Corporate Finance

Laureen Kouassi-Olsson (Amethis): “The private capital inflows in Africa have modified the relationship with investors”

The creation of Amethis West Africa fund ushers in a new era of African private equity. We have met with Amethis West Africa’s executive director.

The creation of Amethis West Africa fund ushers in a new era of African private equity. We have met with Amethis West Africa’s executive director.

Leaders League. The fund Amethis West Africa has just been created. Why did you decide to locate this investment fund in Abidjan (Ivory Coast)?


Laureen Kouassi-Olsson. This implementation reflects our willingness to adopt a whole new, purely African approach. It is not possible to make long-term investments on this continent without being implemented there.


We decided to rely on francophone Africa, with which we maintain historical ties, and we have chosen the Ivory Coast, for its leading role in the UEMOA-zone economies. We also plan on opening a representative office in Nairobi, Kenya, shortly.


The fund formation is also based on the need to optimize financial resources of both the UEMOA zone and the Central African Economic and Monetary Community (CEMAC) in order to inject them into production cycles.


Leaders League. What are the fund’s objectives?


L. K-O. The CFA franc zone’s regulation is quite burdensome: the savings held by insurance companies, pension funds and the UEMOA zone other institutions cannot be invested outside the zone.


Thanks to Amethis West Africa, which is a true financial innovation and investment vehicle, the local players – or even regional – can therefore drain local savings, supply the real economy and foster the zone’s growth. The regional institutions, possessing monetary liquidity, will be encouraged to participate in Amethis West African's adventure, therefore developing a catalytic effect on the private equity’s industry.


Amethis develops an investment strategy based on long-term investment, with a different time perspective from other funds (Helios Investment Partners, Carlyle, ECP...). The fund also promotes a minority stake alongside private and institutional investors. We aim at increasing the management teams’ capacities in the companies in which we invest, and ensuring their activities’ expansion. We also expect – and accept to face some political and economic risks inherent to the countries in which we invest.

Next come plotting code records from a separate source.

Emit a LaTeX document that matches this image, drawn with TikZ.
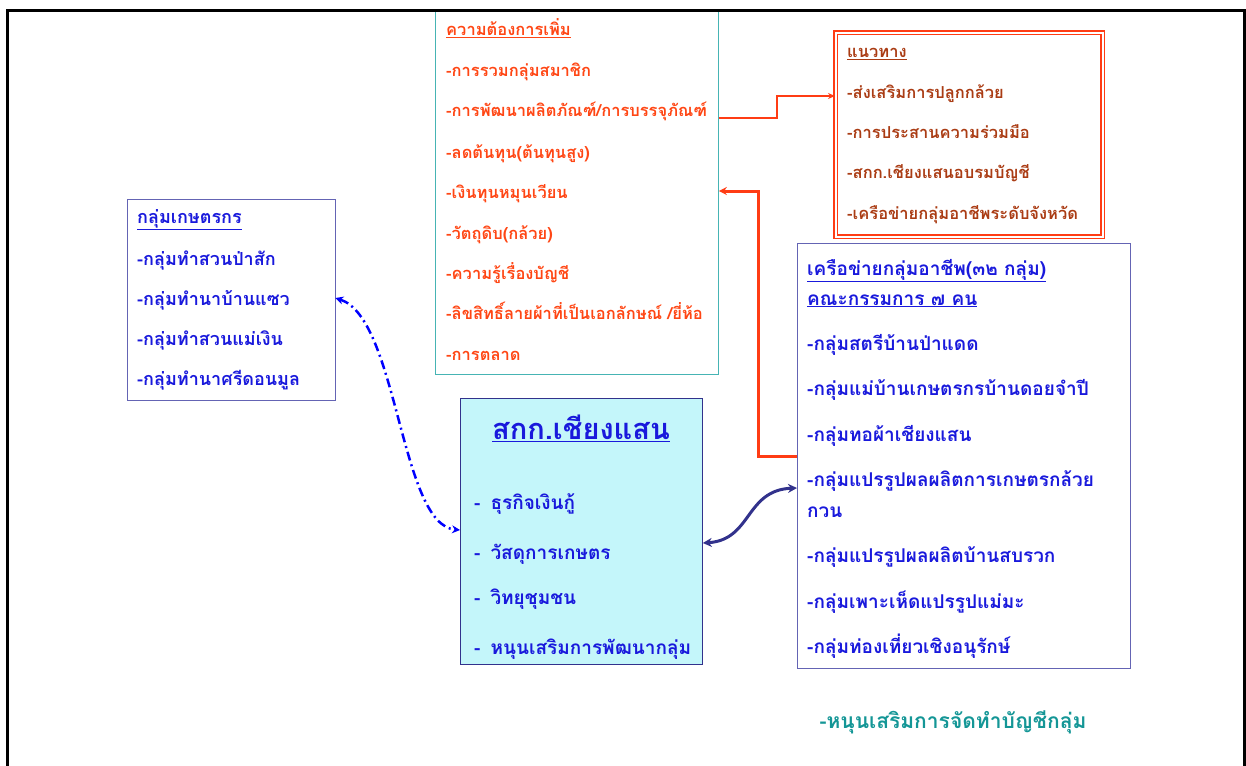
\documentclass[tikz,border=0pt]{standalone}
\usepackage{fontspec}
\newfontfamily\thaifont[Script=Thai]{Loma}
\usepackage{tikz}
\usetikzlibrary{arrows.meta,calc,positioning}
\definecolor{txtblue}{RGB}{25,25,220}
\definecolor{boxblue}{RGB}{100,100,180}
\definecolor{boxteal}{RGB}{70,180,180}
\definecolor{txtorange}{RGB}{255,70,20}
\definecolor{txtbrown}{RGB}{170,60,20}
\definecolor{lineorange}{RGB}{255,60,20}
\definecolor{centrefill}{RGB}{196,246,250}
\definecolor{centreline}{RGB}{50,50,140}
\definecolor{txtteal}{RGB}{20,150,150}
\tikzset{
	frame/.style={anchor=north west,inner sep=0pt},
	item/.style={anchor=base west,inner sep=0pt,font=\thaifont\bfseries\fontsize{#1}{#1}\selectfont},
	item/.default=16.5,
}
\begin{document}
\begin{tikzpicture}[x=1pt,y=-1pt]
\useasboundingbox (0,0) rectangle (1246,765);
\clip (0,0) rectangle (1246,765);
% boxes
\node (groups) at (127,199) [frame,draw=boxblue,thin,minimum width=208,minimum height=201] {};
\node (needs) at (435,11) [frame,draw=boxteal,thick,minimum width=283,minimum height=363] {};
\node (plan) at (835,32) [frame,draw=lineorange,double,double distance=2pt,line width=1.1pt,minimum width=267,minimum height=204] {};
\node (network) at (797,243) [frame,draw=boxblue,thick,minimum width=333,minimum height=425] {};
\node (skk) at (460,398) [frame,draw=centreline,fill=centrefill,thick,minimum width=242,minimum height=266] {};
% outer frame
\draw [line width=3pt] (7,800) -- (7,11) -- (1244,11) -- (1244,800);
% left box
\node (g0) at (137,223) [item=18,txtblue] {\underline{กลุ่มเกษตรกร}};
\node (g1) at (137,265) [item=18,txtblue] {-กลุ่มทำสวนป่าสัก};
\node (g2) at (137,305) [item=18,txtblue] {-กลุ่มทำนาบ้านแซว};
\node (g3) at (137,345) [item=18,txtblue] {-กลุ่มทำสวนแม่เงิน};
\node (g4) at (137,385) [item=18,txtblue] {-กลุ่มทำนาศรีดอนมูล};
% needs box
\node (n0) at (446,36) [item,txtorange] {\underline{ความต้องการเพิ่ม}};
\node (n1) at (446,77) [item,txtorange] {-การรวมกลุ่มสมาชิก};
\node (n2) at (446,117) [item,txtorange] {-การพัฒนาผลิตภัณฑ์/การบรรจุภัณฑ์};
\node (n3) at (446,158) [item,txtorange] {-ลดต้นทุน(ต้นทุนสูง)};
\node (n4) at (446,198) [item,txtorange] {-เงินทุนหมุนเวียน};
\node (n5) at (446,239) [item,txtorange] {-วัตถุดิบ(กล้วย)};
\node (n6) at (446,279) [item,txtorange] {-ความรู้เรื่องบัญชี};
\node (n7) at (446,319) [item,txtorange] {-ลิขสิทธิ์ลายผ้าที่เป็นเอกลักษณ์ /ยี่ห้อ};
\node (n8) at (446,360) [item,txtorange] {-การตลาด};
% plan box
\node (p0) at (847,58) [item,txtbrown] {\underline{แนวทาง}};
\node (p1) at (847,99) [item,txtbrown] {-ส่งเสริมการปลูกกล้วย};
\node (p2) at (847,138) [item,txtbrown] {-การประสานความร่วมมือ};
\node (p3) at (847,178) [item,txtbrown] {-สกก.เชียงแสนอบรมบัญชี};
\node (p4) at (847,219) [item,txtbrown] {-เครือข่ายกลุ่มอาชีพระดับจังหวัด};
% network box
\node (w0) at (807,275) [item=19,txtblue] {\underline{เครือข่ายกลุ่มอาชีพ(๓๒ กลุ่ม)}};
\node (w1) at (807,305) [item=19,txtblue] {\underline{คณะกรรมการ ๗ คน}};
\node (w2) at (807,350) [item=19,txtblue] {-กลุ่มสตรีบ้านป่าแดด};
\node (w3) at (807,395) [item=19,txtblue] {-กลุ่มแม่บ้านเกษตรกรบ้านดอยจำปี};
\node (w4) at (807,441) [item=19,txtblue] {-กลุ่มทอผ้าเชียงแสน};
\node (w5) at (807,486) [item=19,txtblue] {-กลุ่มแปรรูปผลผลิตการเกษตรกล้วย};
\node (w6) at (807,517) [item=19,txtblue] {กวน};
\node (w7) at (807,562) [item=19,txtblue] {-กลุ่มแปรรูปผลผลิตบ้านสบรวก};
\node (w8) at (807,608) [item=19,txtblue] {-กลุ่มเพาะเห็ดแปรรูปแม่มะ};
\node (w9) at (807,653) [item=19,txtblue] {-กลุ่มท่องเที่ยวเชิงอนุรักษ์};
% centre box
\node (s0) at (581,428) [inner sep=0pt,txtblue,font=\thaifont\bfseries\fontsize{29}{32}\selectfont] {\underline{สกก.เชียงแสน}};
\node (s1) at (474,509) [item=19,txtblue] {-\hspace{10pt}ธุรกิจเงินกู้};
\node (s2) at (474,559) [item=19,txtblue] {-\hspace{10pt}วัสดุการเกษตร};
\node (s3) at (474,604) [item=19,txtblue] {-\hspace{10pt}วิทยุชุมชน};
\node (s4) at (474,654) [item=19,txtblue] {-\hspace{10pt}หนุนเสริมการพัฒนากลุ่ม};
% bottom note
\node (note) at (953,722) [inner sep=0pt,txtteal,font=\thaifont\bfseries\fontsize{21}{24}\selectfont] {-หนุนเสริมการจัดทำบัญชีกลุ่ม};
% connectors
\draw [lineorange,line width=1.8pt,-{Stealth[length=7pt,width=6pt]}] (needs.east |- 0,118) -- (777,118) |- (plan.west |- 0,96);
\draw [lineorange,line width=3pt,-{Stealth[length=8pt,width=8pt]}] (network.west |- 0,456) -- (758,456) |- (needs.east |- 0,191);
\draw [blue,line width=2.5pt,dash pattern=on 9pt off 4pt on 2pt off 4pt,{Stealth[length=8pt,width=8pt]}-{Stealth[length=8pt,width=8pt]}] (groups.east |- 0,298) .. controls (398,318) and (400,525) .. (skk.west |- 0,530);
\draw [centreline,line width=3pt,{Stealth[length=9pt,width=9pt]}-{Stealth[length=9pt,width=9pt]}] (skk.east |- 0,543) .. controls (752,540) and (745,490) .. (network.west |- 0,488);
\end{tikzpicture}
\end{document}
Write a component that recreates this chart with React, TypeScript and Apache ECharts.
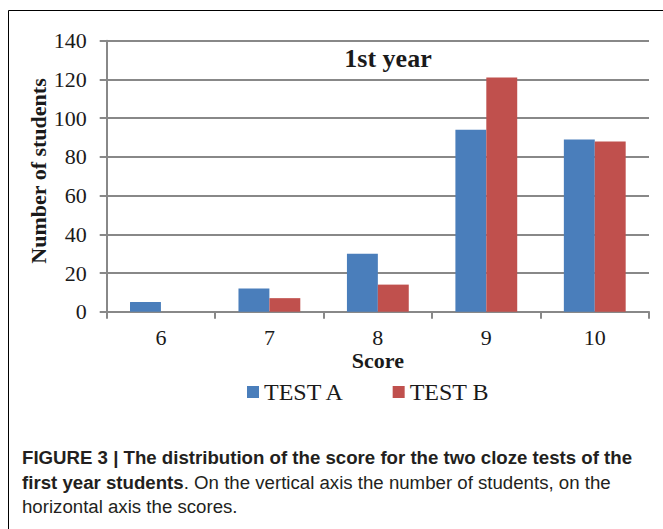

Leaders League. Where does this frenzy for the industry of private equity in Africa come from?


L. K-O. The regulatory reform on the continent, such as the Ohada Uniform Act which introduces the capital variability in corporate law, constitutes a real revolution for the UEMOA and Cemac zones’ countries.

The deleveraging of States shall also be considered, along with the significant improvement of governance.

Even though the reforms are sometimes slow and insufficient, they foster another approach based more on the partnership with the private equity.

The strong growth within the whole continent is supported by endogenous factors: the emergence of a middle-class, the complexification of consumption needs and the private sector’s dynamism arouse the private equity’s actors’ interest.

Lastly, the appearance of key actors, such as the big industrial groups in the infrastructure sector, explains this craze.


Leaders League. Does the growth of private investment in Africa support new relationships with the financial institutions?


L. K-O. The traditional donors have entered into a more balanced relationship with African States. The private capital inflows in Africa have modified some relationships. The private equity funds actually complete the traditional development assistance, which tends to stagnate or decrease. The development’s financial institutions play the arbitrator and a catalytic role for investments. Above all, they guarantee the respect of the best international standards possible and compensate the market distortions.